The convention for naming files is as follows:

<file_prefix>_<worker_id>_<partnumber>.<file_extension>
  • file_prefix: As defined, or unload by default.
  • worker_id: A logical number assigned to each compute node.
  • partnumber: An incrementing number starting from 1 for each compute node output file.
  • file_extension: File type, such as .csv or .gz.
max_file_size
Specify the maximum size of each output file. For example: 100MB or 100Mib. Do not use fractional values. The default maximum is 100Mib. The minimum file size is 5Mib.
parallel
Enable parallel processing on all compute nodes for the final sort operation that occurs when an unload query contains an ORDER BY clause. By default, the final ORDER BY sort runs on a single compute node. If the unload query does not have an explicit ORDER BY clause, this option has no effect.
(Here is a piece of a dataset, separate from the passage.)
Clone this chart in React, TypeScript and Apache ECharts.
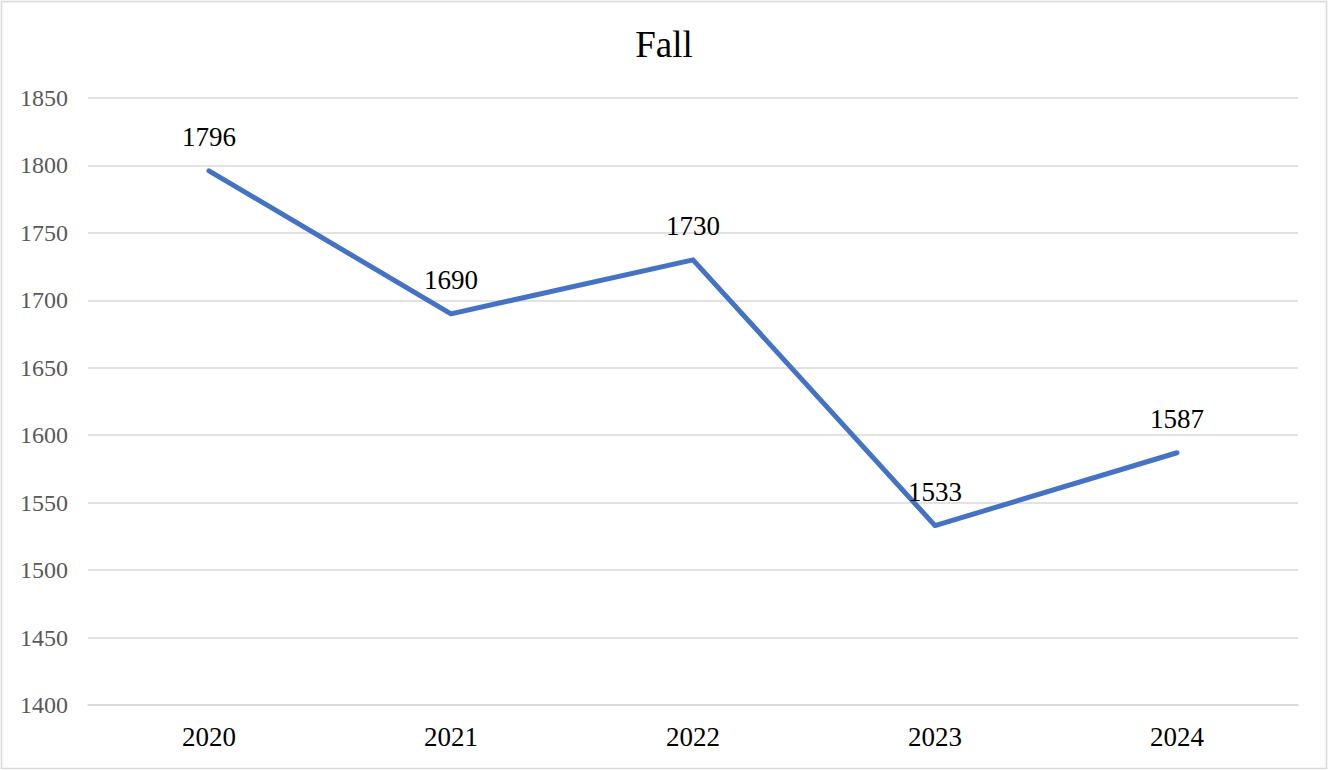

When you use the parallel option, files are unloaded in streams from each compute node, and the rows are guaranteed to be sorted within each file and within each stream. However, the complete set of files from all the compute nodes will not be unloaded in order.

If you intend to reload data that was unloaded with the --parallel option, it is recommended that you create the target table with a SORT ON column. The presence of a SORT ON column causes ybload source files to be loaded in fully sorted order. If you need to stitch the unload files together for loading or for use in other applications, you may need to write a script that checks the first and last lines of each unloaded file.

CSV Format

delimiter CHARACTER
Define the field delimiter that will separate columns of data in output files. The delimiter cannot be the null byte (0x00).

The default is a tab character \t in text format, and a \n in csv format.

escape CHARACTER
Specify the character to use for escaping quotes.

The default is the same as quote in csv format, and not allowed in other format.

header
Include a header row with column names for each output file. Only applies to csv and text format.

The default is false.

linesep CHARACTER
Specify a row separator.

The default is \n for csv and text formats.

nullmarker STRING

String to use as a null marker in the unloaded files. For example:

nullmarker '[NULL]'

For text type, the default null marker is \N.

For other formats, no default null marker is used. In the output, NULL values will appear as adjacent delimiters with no text between them.

quote CHARACTER
Specify the character to use for quoting.

The default is " in CSV, and not allowed in other format.